• _EXERCISE TASK_: Copy word for word the lines in the records below, starting at the line with "Emit a LaTeX" and ending at the line with "(s) at (7.12,-25.79)". Skip the pictures.

• _EXERCISE MATERIALS_:
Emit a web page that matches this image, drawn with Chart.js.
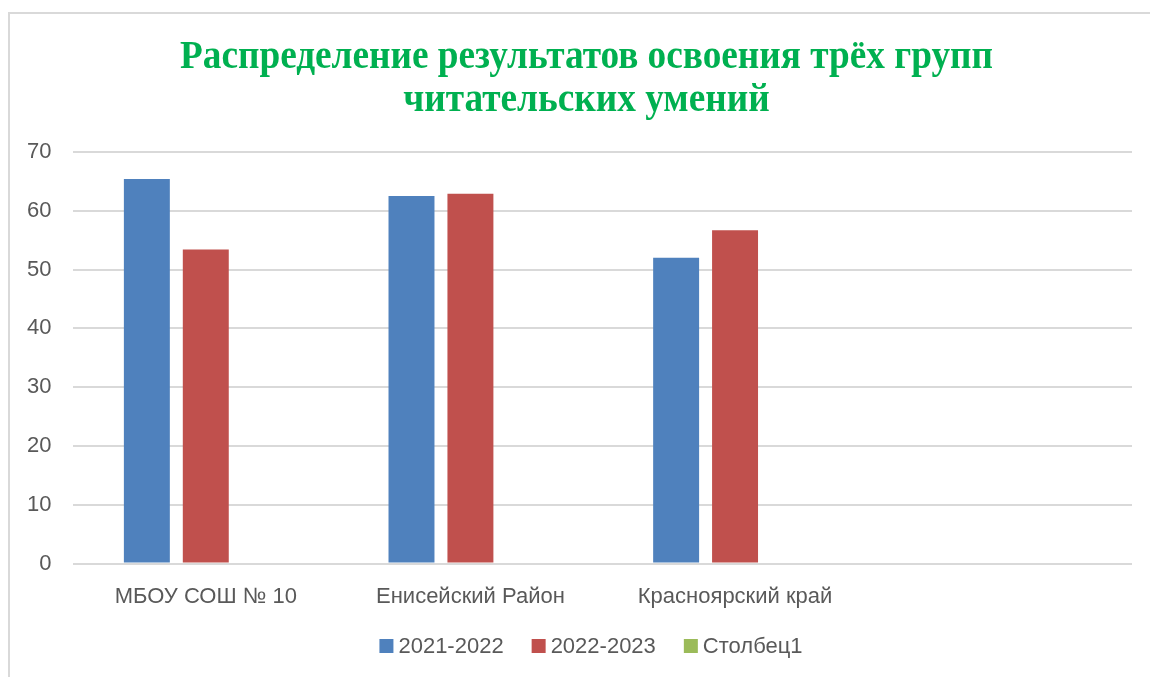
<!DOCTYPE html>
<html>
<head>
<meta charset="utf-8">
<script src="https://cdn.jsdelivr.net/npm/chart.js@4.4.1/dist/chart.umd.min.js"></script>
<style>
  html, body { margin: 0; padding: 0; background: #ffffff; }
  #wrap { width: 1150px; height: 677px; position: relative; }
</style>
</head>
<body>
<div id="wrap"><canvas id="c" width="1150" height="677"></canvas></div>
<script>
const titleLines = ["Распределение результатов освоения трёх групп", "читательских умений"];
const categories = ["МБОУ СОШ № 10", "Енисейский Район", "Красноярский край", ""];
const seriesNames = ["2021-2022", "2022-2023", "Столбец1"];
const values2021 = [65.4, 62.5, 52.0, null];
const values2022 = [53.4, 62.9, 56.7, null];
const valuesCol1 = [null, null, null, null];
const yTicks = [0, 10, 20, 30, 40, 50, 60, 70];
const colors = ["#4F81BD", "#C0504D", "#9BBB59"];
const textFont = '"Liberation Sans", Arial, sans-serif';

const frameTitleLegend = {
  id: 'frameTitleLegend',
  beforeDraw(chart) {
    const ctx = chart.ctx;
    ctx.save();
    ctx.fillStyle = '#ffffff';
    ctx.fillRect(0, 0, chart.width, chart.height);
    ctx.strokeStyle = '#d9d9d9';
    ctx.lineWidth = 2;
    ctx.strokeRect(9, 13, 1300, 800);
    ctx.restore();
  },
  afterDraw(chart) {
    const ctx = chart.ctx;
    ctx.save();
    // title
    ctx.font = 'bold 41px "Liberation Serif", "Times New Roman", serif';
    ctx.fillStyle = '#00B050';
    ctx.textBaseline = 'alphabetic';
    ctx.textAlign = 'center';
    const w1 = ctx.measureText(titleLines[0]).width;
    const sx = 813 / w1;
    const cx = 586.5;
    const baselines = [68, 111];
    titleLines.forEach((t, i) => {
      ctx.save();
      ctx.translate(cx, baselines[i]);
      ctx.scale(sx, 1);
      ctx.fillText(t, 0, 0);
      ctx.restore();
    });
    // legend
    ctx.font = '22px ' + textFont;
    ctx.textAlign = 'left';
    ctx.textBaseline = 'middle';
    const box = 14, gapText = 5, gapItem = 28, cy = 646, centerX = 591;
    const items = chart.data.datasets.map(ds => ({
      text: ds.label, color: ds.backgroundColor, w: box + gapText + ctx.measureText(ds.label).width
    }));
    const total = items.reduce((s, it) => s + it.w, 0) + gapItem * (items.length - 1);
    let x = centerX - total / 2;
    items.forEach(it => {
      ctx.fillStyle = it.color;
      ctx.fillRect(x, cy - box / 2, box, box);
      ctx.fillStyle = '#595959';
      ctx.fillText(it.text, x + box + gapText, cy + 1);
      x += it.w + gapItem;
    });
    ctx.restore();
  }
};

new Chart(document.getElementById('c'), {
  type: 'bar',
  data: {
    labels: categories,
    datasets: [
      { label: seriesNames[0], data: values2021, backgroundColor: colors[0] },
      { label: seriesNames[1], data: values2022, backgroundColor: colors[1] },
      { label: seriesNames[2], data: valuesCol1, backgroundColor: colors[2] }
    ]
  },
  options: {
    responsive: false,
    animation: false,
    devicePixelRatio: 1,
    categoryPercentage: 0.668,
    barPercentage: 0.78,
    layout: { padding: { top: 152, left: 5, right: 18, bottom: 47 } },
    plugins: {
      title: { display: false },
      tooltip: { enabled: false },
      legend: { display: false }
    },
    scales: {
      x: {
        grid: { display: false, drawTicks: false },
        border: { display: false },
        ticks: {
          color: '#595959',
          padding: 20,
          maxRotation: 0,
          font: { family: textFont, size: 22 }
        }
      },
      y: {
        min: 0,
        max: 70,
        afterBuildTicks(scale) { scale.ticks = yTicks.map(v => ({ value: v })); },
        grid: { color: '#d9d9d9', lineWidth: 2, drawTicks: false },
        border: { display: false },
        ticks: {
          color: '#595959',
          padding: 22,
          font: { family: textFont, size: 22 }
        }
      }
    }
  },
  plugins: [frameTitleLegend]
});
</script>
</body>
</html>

--

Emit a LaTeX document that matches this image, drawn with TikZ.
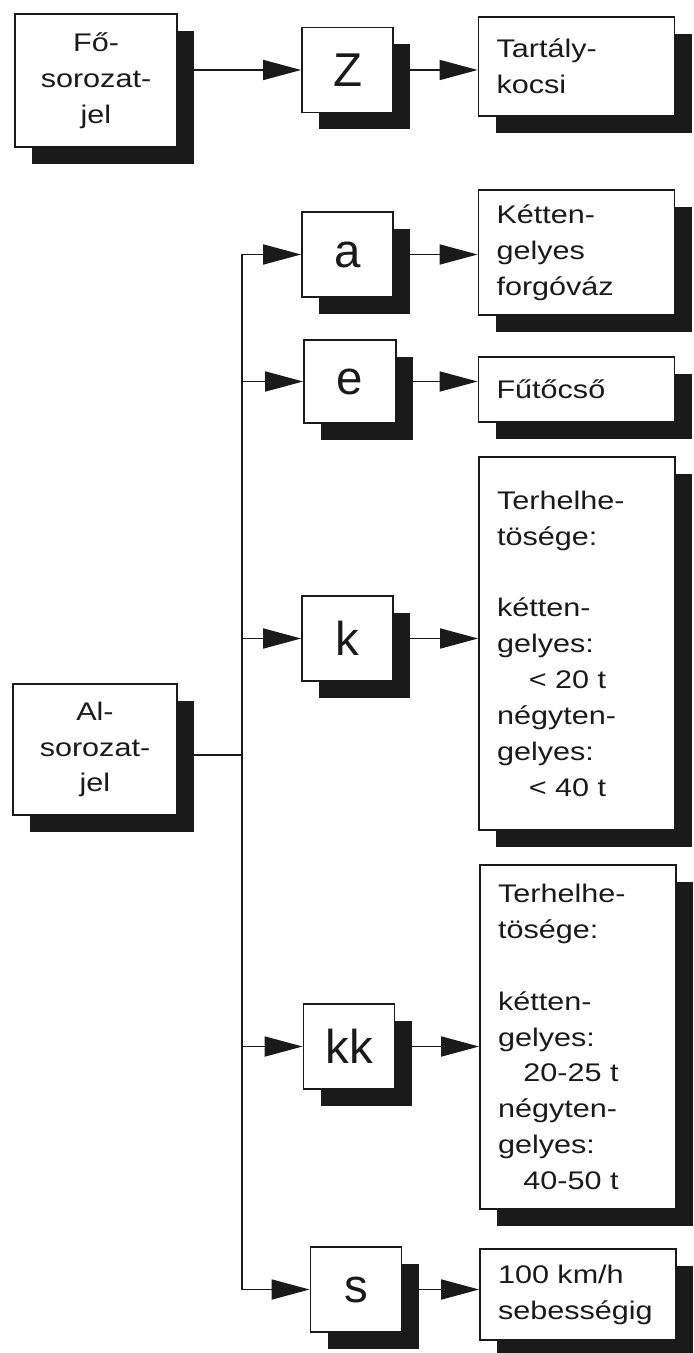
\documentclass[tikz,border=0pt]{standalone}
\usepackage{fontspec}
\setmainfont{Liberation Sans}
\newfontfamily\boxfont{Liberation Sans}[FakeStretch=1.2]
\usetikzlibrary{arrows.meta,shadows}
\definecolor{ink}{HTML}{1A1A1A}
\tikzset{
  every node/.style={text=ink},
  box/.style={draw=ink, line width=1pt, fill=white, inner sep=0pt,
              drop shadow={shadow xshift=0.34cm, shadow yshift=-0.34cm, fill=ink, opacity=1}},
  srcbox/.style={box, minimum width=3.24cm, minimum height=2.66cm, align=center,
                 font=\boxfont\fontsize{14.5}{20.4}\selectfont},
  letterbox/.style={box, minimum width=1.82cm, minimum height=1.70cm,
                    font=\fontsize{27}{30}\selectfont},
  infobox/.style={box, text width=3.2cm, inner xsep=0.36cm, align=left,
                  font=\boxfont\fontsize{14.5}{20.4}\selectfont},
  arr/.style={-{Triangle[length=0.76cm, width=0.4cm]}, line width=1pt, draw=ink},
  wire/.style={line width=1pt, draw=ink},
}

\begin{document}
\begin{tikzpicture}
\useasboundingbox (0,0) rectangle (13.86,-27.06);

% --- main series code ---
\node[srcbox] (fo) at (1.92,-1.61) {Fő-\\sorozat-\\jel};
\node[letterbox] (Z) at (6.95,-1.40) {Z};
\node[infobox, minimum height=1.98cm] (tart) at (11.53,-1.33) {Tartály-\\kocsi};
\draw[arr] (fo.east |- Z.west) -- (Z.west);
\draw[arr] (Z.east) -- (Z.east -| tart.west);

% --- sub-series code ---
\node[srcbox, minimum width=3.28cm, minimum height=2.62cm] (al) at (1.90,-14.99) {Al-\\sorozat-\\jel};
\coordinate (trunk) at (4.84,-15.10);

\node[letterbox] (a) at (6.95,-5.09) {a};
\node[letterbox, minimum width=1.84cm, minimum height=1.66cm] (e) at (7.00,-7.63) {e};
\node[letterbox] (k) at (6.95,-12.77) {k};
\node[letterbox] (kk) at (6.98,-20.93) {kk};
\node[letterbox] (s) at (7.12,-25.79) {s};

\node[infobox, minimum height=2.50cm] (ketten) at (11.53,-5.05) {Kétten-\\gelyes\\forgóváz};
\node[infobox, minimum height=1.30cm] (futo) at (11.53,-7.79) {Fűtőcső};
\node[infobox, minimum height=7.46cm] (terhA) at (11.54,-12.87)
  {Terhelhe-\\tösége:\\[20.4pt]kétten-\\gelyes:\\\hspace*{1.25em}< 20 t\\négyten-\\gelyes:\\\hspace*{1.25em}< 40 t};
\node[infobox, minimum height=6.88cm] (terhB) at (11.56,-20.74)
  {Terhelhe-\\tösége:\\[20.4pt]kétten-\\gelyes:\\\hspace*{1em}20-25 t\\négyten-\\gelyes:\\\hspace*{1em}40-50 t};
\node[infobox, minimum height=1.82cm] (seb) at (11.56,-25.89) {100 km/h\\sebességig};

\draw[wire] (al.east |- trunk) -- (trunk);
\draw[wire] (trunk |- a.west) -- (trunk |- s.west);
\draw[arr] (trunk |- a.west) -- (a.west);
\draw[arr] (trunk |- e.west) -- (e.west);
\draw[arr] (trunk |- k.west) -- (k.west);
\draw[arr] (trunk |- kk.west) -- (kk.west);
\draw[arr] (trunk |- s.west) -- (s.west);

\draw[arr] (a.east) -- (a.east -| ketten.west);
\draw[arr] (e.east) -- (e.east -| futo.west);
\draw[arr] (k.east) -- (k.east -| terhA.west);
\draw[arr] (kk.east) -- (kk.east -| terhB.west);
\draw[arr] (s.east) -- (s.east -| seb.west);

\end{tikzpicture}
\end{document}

• _CORRECT RESULT_:
Emit a LaTeX document that matches this image, drawn with TikZ.
\documentclass[tikz,border=0pt]{standalone}
\usepackage{fontspec}
\setmainfont{Liberation Sans}
\newfontfamily\boxfont{Liberation Sans}[FakeStretch=1.2]
\usetikzlibrary{arrows.meta,shadows}
\definecolor{ink}{HTML}{1A1A1A}
\tikzset{
  every node/.style={text=ink},
  box/.style={draw=ink, line width=1pt, fill=white, inner sep=0pt,
              drop shadow={shadow xshift=0.34cm, shadow yshift=-0.34cm, fill=ink, opacity=1}},
  srcbox/.style={box, minimum width=3.24cm, minimum height=2.66cm, align=center,
                 font=\boxfont\fontsize{14.5}{20.4}\selectfont},
  letterbox/.style={box, minimum width=1.82cm, minimum height=1.70cm,
                    font=\fontsize{27}{30}\selectfont},
  infobox/.style={box, text width=3.2cm, inner xsep=0.36cm, align=left,
                  font=\boxfont\fontsize{14.5}{20.4}\selectfont},
  arr/.style={-{Triangle[length=0.76cm, width=0.4cm]}, line width=1pt, draw=ink},
  wire/.style={line width=1pt, draw=ink},
}

\begin{document}
\begin{tikzpicture}
\useasboundingbox (0,0) rectangle (13.86,-27.06);

% --- main series code ---
\node[srcbox] (fo) at (1.92,-1.61) {Fő-\\sorozat-\\jel};
\node[letterbox] (Z) at (6.95,-1.40) {Z};
\node[infobox, minimum height=1.98cm] (tart) at (11.53,-1.33) {Tartály-\\kocsi};
\draw[arr] (fo.east |- Z.west) -- (Z.west);
\draw[arr] (Z.east) -- (Z.east -| tart.west);

% --- sub-series code ---
\node[srcbox, minimum width=3.28cm, minimum height=2.62cm] (al) at (1.90,-14.99) {Al-\\sorozat-\\jel};
\coordinate (trunk) at (4.84,-15.10);

\node[letterbox] (a) at (6.95,-5.09) {a};
\node[letterbox, minimum width=1.84cm, minimum height=1.66cm] (e) at (7.00,-7.63) {e};
\node[letterbox] (k) at (6.95,-12.77) {k};
\node[letterbox] (kk) at (6.98,-20.93) {kk};
\node[letterbox] (s) at (7.12,-25.79) {s};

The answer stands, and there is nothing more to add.